By the early 1800s, Fall Branch was known as "Crouch Town", after a family of early settlers. The name had changed to "James' Cross Roads" by 1830, when a post office was established. The name "Falls Branch" had been adopted by 1854, and the "s" was dropped from "Falls" in 1883, giving the community its current name. The name was inspired by the waterfall the community's main creek, also called Fall Branch, spills over just before it empties into Horse Creek.

In 1836, Fall Branch was designated as the county seat of the proposed "Powell County", which would have consisted of parts of Washington, Greene, Sullivan, and Hawkins counties. While voters approved of the new county, it was rejected by the Tennessee Supreme Court on the grounds that it failed to meet the minimum size required by the state constitution for new counties.

A school, Fall Branch Seminary, was established at Fall Branch in 1842. Fall Branch High School, initially a two-year school, was established before 1900. The high school was consolidated with several other smaller schools to form Daniel Boone High School in nearby Gray in 1971.

A number of buildings dating to the 19th century still stand in Fall Branch. The Masonic Lodge, home to Johnson Lodge No. 274, was completed in 1869. The Joseph Sheppard House, constructed in the late 1850s, was believed to have been used to hide Confederate soldiers during the Civil War. The Bud White Home was constructed by a local physician, Jonathan Blair White, in 1869. The Hopper House, used as a boarding home for early Fall Branch Seminary students, was constructed in the first half of the 19th century.

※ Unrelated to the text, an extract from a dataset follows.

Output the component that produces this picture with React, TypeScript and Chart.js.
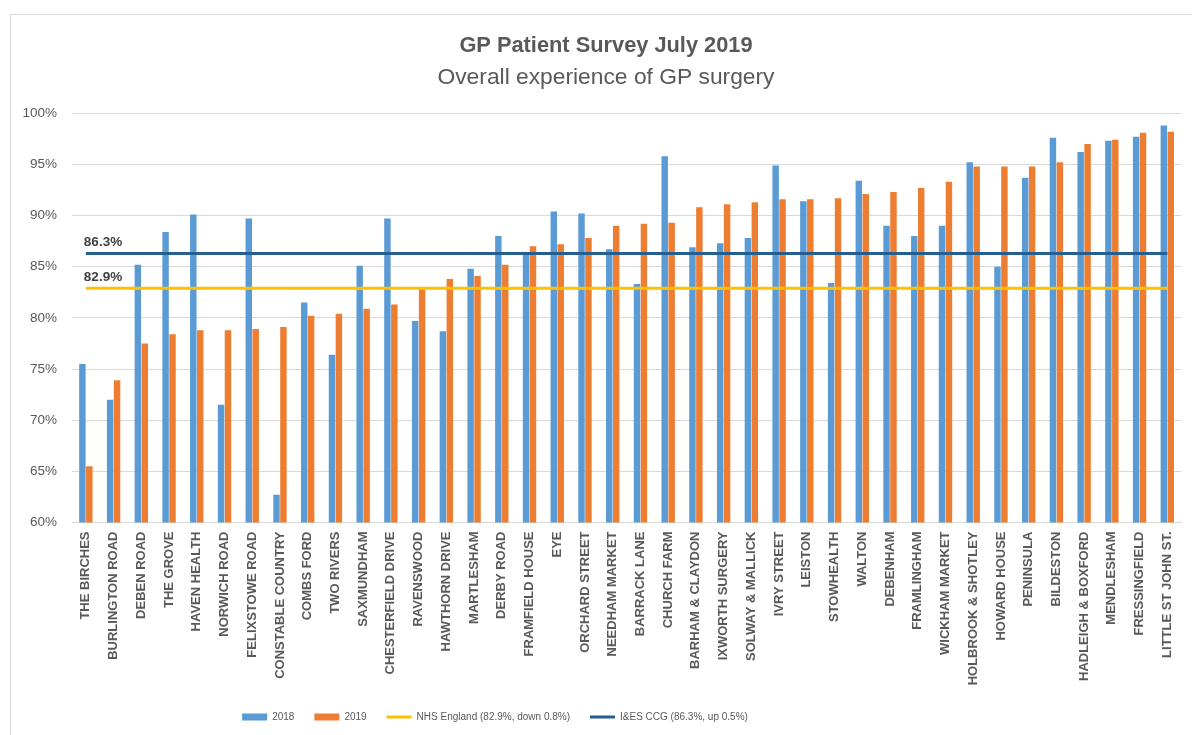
import React, { useEffect, useRef } from 'react';
import { Chart, registerables } from 'chart.js';

Chart.register(...registerables);

const categories = [
  'THE BIRCHES', 'BURLINGTON ROAD', 'DEBEN ROAD', 'THE GROVE', 'HAVEN HEALTH',
  'NORWICH ROAD', 'FELIXSTOWE ROAD', 'CONSTABLE COUNTRY', 'COMBS FORD', 'TWO RIVERS',
  'SAXMUNDHAM', 'CHESTERFIELD DRIVE', 'RAVENSWOOD', 'HAWTHORN DRIVE', 'MARTLESHAM',
  'DERBY ROAD', 'FRAMFIELD HOUSE', 'EYE', 'ORCHARD STREET', 'NEEDHAM MARKET',
  'BARRACK LANE', 'CHURCH FARM', 'BARHAM & CLAYDON', 'IXWORTH SURGERY', 'SOLWAY & MALLICK',
  'IVRY STREET', 'LEISTON', 'STOWHEALTH', 'WALTON', 'DEBENHAM',
  'FRAMLINGHAM', 'WICKHAM MARKET', 'HOLBROOK & SHOTLEY', 'HOWARD HOUSE', 'PENINSULA',
  'BILDESTON', 'HADLEIGH & BOXFORD', 'MENDLESHAM', 'FRESSINGFIELD', 'LITTLE ST JOHN ST.',
];

const values2018 = [
  75.5, 72.0, 85.2, 88.4, 90.1, 71.5, 89.7, 62.7, 81.5, 76.4,
  85.1, 89.7, 79.7, 78.7, 84.8, 88.0, 86.4, 90.4, 90.2, 86.7,
  83.3, 95.8, 86.9, 87.3, 87.8, 94.9, 91.4, 83.4, 93.4, 89.0,
  88.0, 89.0, 95.2, 85.0, 93.7, 97.6, 96.2, 97.3, 97.7, 98.8,
];

const values2019 = [
  65.5, 73.9, 77.5, 78.4, 78.8, 78.8, 78.9, 79.1, 80.2, 80.4,
  80.9, 81.3, 82.8, 83.8, 84.1, 85.2, 87.0, 87.2, 87.8, 89.0,
  89.2, 89.3, 90.8, 91.1, 91.3, 91.6, 91.6, 91.7, 92.1, 92.3,
  92.7, 93.3, 94.8, 94.8, 94.8, 95.2, 97.0, 97.4, 98.1, 98.2,
];

const nhsEngland = 82.9;
const ccgAverage = 86.3;

const seriesLabels = ['2018', '2019', 'NHS England (82.9%, down 0.8%)', 'I&ES CCG (86.3%, up 0.5%)'];
const yTicks = [60, 65, 70, 75, 80, 85, 90, 95, 100];

const FONT = "'Liberation Sans', Arial, sans-serif";

const refLabelPlugin = {
  id: 'refLabels',
  afterDatasetsDraw(chart: any) {
    const ctx = chart.ctx;
    chart.data.datasets.forEach((ds: any, i: number) => {
      if (ds.type !== 'line' || !ds.refLabel) return;
      const meta = chart.getDatasetMeta(i);
      const pt = meta.data[0];
      if (!pt) return;
      ctx.save();
      ctx.font = `bold 13.5px ${FONT}`;
      ctx.fillStyle = '#404040';
      ctx.textBaseline = 'middle';
      ctx.textAlign = 'left';
      ctx.fillText(ds.refLabel, pt.x - 2, pt.y - 11);
      ctx.restore();
    });
  },
};

// Shift the title block and the legend horizontally, as in the original layout.
const boxShiftPlugin = {
  id: 'boxShift',
  afterLayout(chart: any) {
    chart.boxes.forEach((b: any) => {
      if (b === chart.legend) {
        b.left -= 97.5;
        b.right -= 97.5;
      } else if (b.position === 'top') {
        b.left += 13.5;
        b.right += 13.5;
      }
    });
  },
};

export default function App() {
  const canvasRef = useRef<HTMLCanvasElement | null>(null);

  useEffect(() => {
    if (!canvasRef.current) return;
    const chart = new Chart(canvasRef.current, {
      type: 'bar',
      data: {
        labels: categories,
        datasets: [
          {
            type: 'bar',
            label: seriesLabels[0],
            data: values2018,
            backgroundColor: '#5B9BD5',
            borderWidth: 0,
            pointStyle: 'rect',
            categoryPercentage: 0.5,
            barPercentage: 0.93,
            order: 2,
          } as any,
          {
            type: 'bar',
            label: seriesLabels[1],
            data: values2019,
            backgroundColor: '#ED7D31',
            borderWidth: 0,
            pointStyle: 'rect',
            categoryPercentage: 0.5,
            barPercentage: 0.93,
            order: 2,
          } as any,
          {
            type: 'line',
            label: seriesLabels[2],
            data: categories.map(() => nhsEngland),
            refLabel: `${nhsEngland}%`,
            borderColor: '#FFC000',
            backgroundColor: '#FFC000',
            borderWidth: 3,
            pointRadius: 0,
            pointHoverRadius: 0,
            pointStyle: 'line',
            fill: false,
            order: 1,
          } as any,
          {
            type: 'line',
            label: seriesLabels[3],
            data: categories.map(() => ccgAverage),
            refLabel: `${ccgAverage}%`,
            borderColor: '#255E91',
            backgroundColor: '#255E91',
            borderWidth: 3,
            pointRadius: 0,
            pointHoverRadius: 0,
            pointStyle: 'line',
            fill: false,
            order: 0,
          } as any,
        ],
      },
      options: {
        responsive: true,
        maintainAspectRatio: false,
        animation: false,
        layout: { padding: { left: 0, right: 7, top: 0, bottom: 3 } },
        scales: {
          x: {
            grid: { display: false, drawTicks: false },
            border: { display: true, color: '#D9D9D9', width: 1 },
            ticks: {
              autoSkip: false,
              maxRotation: 90,
              minRotation: 90,
              padding: 9,
              color: '#595959',
              font: { family: FONT, size: 13, weight: 'bold' },
            },
            afterFit(scale: any) {
              scale.height = 169.5;
            },
          },
          y: {
            min: 60,
            max: 100,
            grid: { color: '#D9D9D9', lineWidth: 1, drawTicks: false },
            border: { display: false },
            afterBuildTicks(scale: any) {
              scale.ticks = yTicks.map((v) => ({ value: v }));
            },
            ticks: {
              padding: 15,
              color: '#595959',
              font: { family: FONT, size: 13.5 },
              callback: (v: any) => `${v}%`,
            },
            afterFit(scale: any) {
              scale.width = 72;
            },
          },
        },
        plugins: {
          title: {
            display: true,
            text: 'GP Patient Survey July 2019',
            color: '#595959',
            font: { family: FONT, size: 21.8, weight: 'bold' },
            padding: { top: 32.5, bottom: 3 },
          },
          subtitle: {
            display: true,
            text: 'Overall experience of GP surgery',
            color: '#595959',
            font: { family: FONT, size: 22.8, weight: 'normal' },
            padding: { top: 2.6, bottom: 21.6 },
          },
          legend: {
            position: 'bottom',
            labels: {
              usePointStyle: true,
              pointStyleWidth: 25,
              boxHeight: 7,
              padding: 20,
              color: '#595959',
              font: { family: FONT, size: 10 },
              sort: (a: any, b: any) => a.datasetIndex - b.datasetIndex,
            },
          },
          tooltip: { enabled: false },
        },
      } as any,
      plugins: [refLabelPlugin, boxShiftPlugin],
    });
    return () => chart.destroy();
  }, []);

  return (
    <div style={{ position: 'fixed', left: 0, top: 0, width: 1192, height: 735, background: '#fff' }}>
      <div
        style={{
          position: 'absolute',
          left: 10,
          top: 14,
          right: -2,
          bottom: -2,
          borderTop: '1px solid #D9D9D9',
          borderLeft: '1px solid #D9D9D9',
        }}
      />
      <canvas ref={canvasRef} style={{ position: 'relative' }} />
    </div>
  );
}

View across Fall Branch, with Chimneytop Mountain in the distance on the left

Fall Branch is located at 36°25′11″N 82°37′36″W / 36.419684°N 82.626760°W / 36.419684; -82.626760 (36.419684, -82.626760). The community is situated along a creek of the same name that flows northward for several miles before emptying into Horse Creek (Horse Creek is a tributary of the South Fork Holston River). Just before reaching Horse Creek, Fall Branch flows over the 40-foot (12 m) Fall Branch Falls. Many of Fall Branch's houses and public buildings lie along the base of the 1,962-foot (598 m) Fulwiler Hill. Chimneytop Mountain, part of the greater Ridge-and-Valley Appalachians, rises prominently several miles to the west.

According to the United States Census Bureau, the CDP has a total area of 4.5 square miles (11.7 km2), all of it land.


As of the census of 2000, there were 1,313 people, 547 households, and 404 families residing in the CDP. The population density was 281.3 people per square mile (108.6/km2). There were 585 housing units at an average density of 125.3/sq mi (48.4/km2). The racial makeup of the CDP was 99.16% White, 0.38% Native American, and 0.46% from two or more races.

View west from the Fall Branch Post Office; the Ruritan Club is on the left

There were 547 households, out of which 27.4% had children under the age of 18 living with them, 63.1% were married couples living together, 7.3% had a female householder with no husband present, and 26.0% were non-families. 23.6% of all households were made up of individuals, and 9.0% had someone living alone who was 65 years of age or older. The average household size was 2.40 and the average family size was 2.84.

In the CDP, the population was spread out, with 21.5% under the age of 18, 5.0% from 18 to 24, 30.2% from 25 to 44, 27.3% from 45 to 64, and 16.1% who were 65 years of age or older. The median age was 41 years. For every 100 females, there were 101.1 males. For every 100 females age 18 and over, there were 95.3 males.

The median income for a household in the CDP was $37,083, and the median income for a family was $42,802. Males had a median income of $30,776 versus $20,568 for females. The per capita income for the CDP was $19,605. About 1.1% of families and 3.0% of the population were below the poverty line, including none of those under age 18 and 9.5% of those age 65 or over.

Postal service

Fall Branch has a post office and a zip code (37656).

The post office is located at 134 Ruritan Road, Fall Branch, Tennessee 37656.


Fall Branch is located off Interstate 81 exit 50, on State Route 93 near where Tennessee State Route 93 and Tennessee State Route 81 intersect South of Kingsport, north of Jonesborough and northeast of Greeneville.


One school is located in Fall Branch; Fall Branch School, which serves grades PreK–8 in the Washington County portion of the community. West Pines Elementary School (grades PreK–8) previously served the Greene County portion until its closure in 2019. Grades PreK-5 now attend Baileyton Elementary in Baileyton and grades 6-8 now attend North Greene Middle School in Ottway. High school students attend North Greene High School (Greene County portion) and Daniel Boone High School (Washington County portion).